Nonetheless, the "drip tray" approach (i.e. the first two trays) are still a great way to provide a very large and very effective mechanical filter (you can layer different densities of fleece on top of each other in a gradient - say 100 micron on top of 50 micron on top of 20 micron - to give you maximum control/flexibility). But the biggest benefit of this design is that since you would buy fleece in flat sheets or rolls from any source available, it is incredibly cheap to run this filter and the maintenance is very low ... you simply slide/lift the tray out, pull out the fleece and throw it away, and drop in new fleece and you're done. Unlike filter socks, since the fleece is so cheap you don't have to bother trying to wash and recycle the fleece (although you can if you want).

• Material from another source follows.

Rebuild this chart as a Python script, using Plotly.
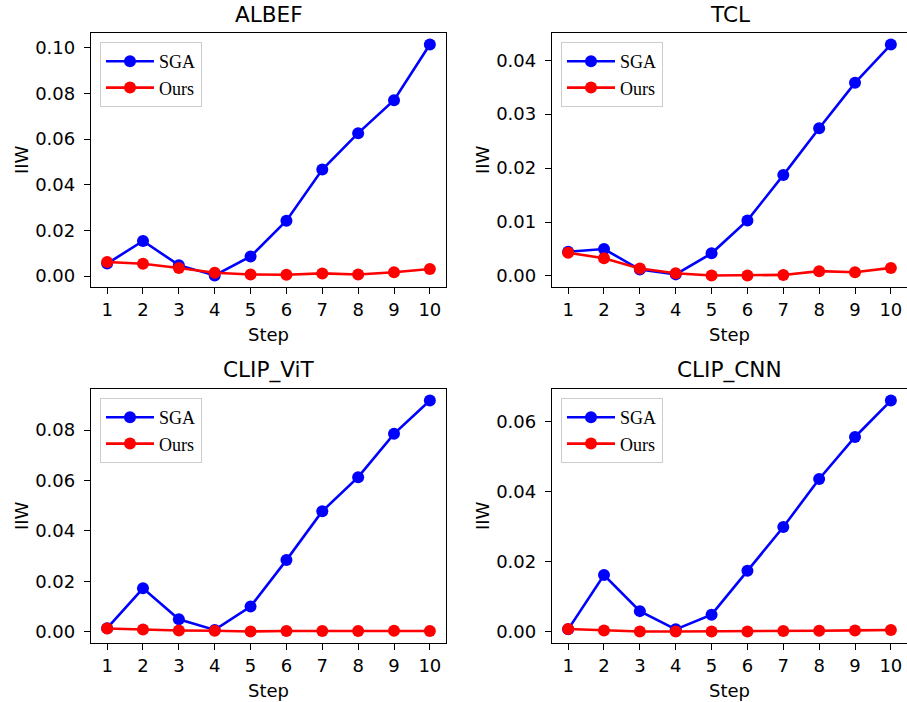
import plotly.graph_objects as go

steps = list(range(1, 11))
titles = ["ALBEF", "TCL", "CLIP_ViT", "CLIP_CNN"]

albef_sga = [0.0055, 0.0154, 0.0048, 0.0003, 0.0086, 0.0243, 0.0467, 0.0626, 0.0770, 0.1014]
albef_ours = [0.0062, 0.0054, 0.0036, 0.0015, 0.0007, 0.0006, 0.0012, 0.0007, 0.0017, 0.0031]

tcl_sga = [0.0045, 0.0050, 0.0012, 0.0003, 0.0042, 0.0103, 0.0187, 0.0274, 0.0358, 0.0429]
tcl_ours = [0.0043, 0.0033, 0.0014, 0.0005, 0.0001, 0.0001, 0.0002, 0.0009, 0.0007, 0.0015]

vit_sga = [0.0014, 0.0172, 0.0049, 0.0007, 0.0100, 0.0284, 0.0478, 0.0613, 0.0785, 0.0917]
vit_ours = [0.0013, 0.0009, 0.0005, 0.0004, 0.0001, 0.0003, 0.0003, 0.0003, 0.0004, 0.0003]

cnn_sga = [0.0007, 0.0162, 0.0059, 0.0007, 0.0049, 0.0174, 0.0299, 0.0436, 0.0556, 0.0660]
cnn_ours = [0.0008, 0.0004, 0.0001, 0.0001, 0.0001, 0.0001, 0.0002, 0.0003, 0.0004, 0.0005]

y_dticks = [0.02, 0.01, 0.02, 0.02]

panels = [
    (albef_sga, albef_ours),
    (tcl_sga, tcl_ours),
    (vit_sga, vit_ours),
    (cnn_sga, cnn_ours),
]

W, H = 907, 702
# pixel boxes in window coordinates (left, right, top, bottom)
boxes = [
    (91, 446, 33, 287),
    (552, 907, 33, 287),
    (91, 446, 389, 643),
    (552, 907, 389, 643),
]

fig = go.Figure()
TICKFONT = dict(family="DejaVu Sans", size=18, color="black")
annotations = []
layout = {}


def px(v):
    return v / W


def py(v):
    return 1 - v / H


for i, ((sga, ours), title, dt, box) in enumerate(zip(panels, titles, y_dticks, boxes)):
    n = "" if i == 0 else str(i + 1)
    leg = "legend" + n
    xa = "x" + n
    ya = "y" + n
    fig.add_trace(go.Scatter(x=steps, y=sga, mode="lines+markers", name="SGA",
                             line=dict(color="#0000ff", width=2.6),
                             marker=dict(color="#0000ff", size=12),
                             xaxis=xa, yaxis=ya, legend=leg))
    fig.add_trace(go.Scatter(x=steps, y=ours, mode="lines+markers", name="Ours",
                             line=dict(color="#ff0000", width=2.6),
                             marker=dict(color="#ff0000", size=12),
                             xaxis=xa, yaxis=ya, legend=leg))
    l, r, t, b = box
    allv = sga + ours
    lo, hi = min(allv), max(allv)
    pad = (hi - lo) * 0.05
    layout["xaxis" + n] = dict(
        domain=[px(l), min(1.0, px(r))], anchor=ya, range=[0.55, 10.45],
        tickmode="array", tickvals=steps, ticktext=[str(s) for s in steps],
        ticks="outside", ticklen=6, tickwidth=1.2, tickcolor="black",
        showline=True, linecolor="black", linewidth=1.3, mirror=True,
        showgrid=False, zeroline=False, tickfont=TICKFONT,
    )
    layout["yaxis" + n] = dict(
        domain=[py(b), py(t)], anchor=xa, range=[lo - pad, hi + pad],
        dtick=dt, tick0=0, tickformat=".2f",
        ticks="outside", ticklen=6, tickwidth=1.2, tickcolor="black",
        showline=True, linecolor="black", linewidth=1.3, mirror=True,
        showgrid=False, zeroline=False, tickfont=TICKFONT, ticklabelstandoff=5,
    )
    layout[leg] = dict(
        x=px(l + 9), y=py(t + 9), xanchor="left", yanchor="top",
        xref="paper", yref="paper",
        bgcolor="rgba(255,255,255,0.8)", bordercolor="#cccccc", borderwidth=1,
        font=dict(family="Liberation Serif", size=18, color="black"),
        itemwidth=48, tracegroupgap=2,
    )
    cx = (l + r) / 2
    annotations.append(dict(text=title, x=px(cx), y=py(t - 19), xref="paper", yref="paper",
                            showarrow=False, xanchor="center", yanchor="middle",
                            font=dict(family="DejaVu Sans", size=21.6, color="black")))
    annotations.append(dict(text="Step", x=px(cx), y=py(b + 47), xref="paper", yref="paper",
                            showarrow=False, xanchor="center", yanchor="middle",
                            font=dict(family="DejaVu Sans", size=18, color="black")))
    annotations.append(dict(text="IIW", x=px(l - 70), y=py((t + b) / 2), xref="paper", yref="paper",
                            showarrow=False, xanchor="center", yanchor="middle", textangle=-90,
                            font=dict(family="DejaVu Sans", size=18, color="black")))

fig.update_layout(
    width=W, height=H,
    margin=dict(l=0, r=0, t=0, b=0),
    paper_bgcolor="white", plot_bgcolor="white",
    showlegend=True, annotations=annotations,
    **layout,
)

fig.write_html("out.html", config={"displayModeBar": False},
               post_script="document.body.style.margin='0';")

The other big benefit from this design is you can build it yourself for next to nothing - so if you don't like it, you can throw it away and try something different without losing any sleep.
Here's a great DIY video that shows you how (this guy builds them for freshwater applications, but it's exactly the same ... but instead of using the bio balls under the drip tray you would used need submerged bio media such as ceramic plates or bricks)
Anyway ... it's good food for thought.
PS - in the video above, he quickly talks about "fluidized bed" filters. These are really cool too but I would not recommend them for a 300 gal tank as they still would need a more effective mechanical filter upstream of the tumbling media - but if you haven't seen one of them before it's very educational.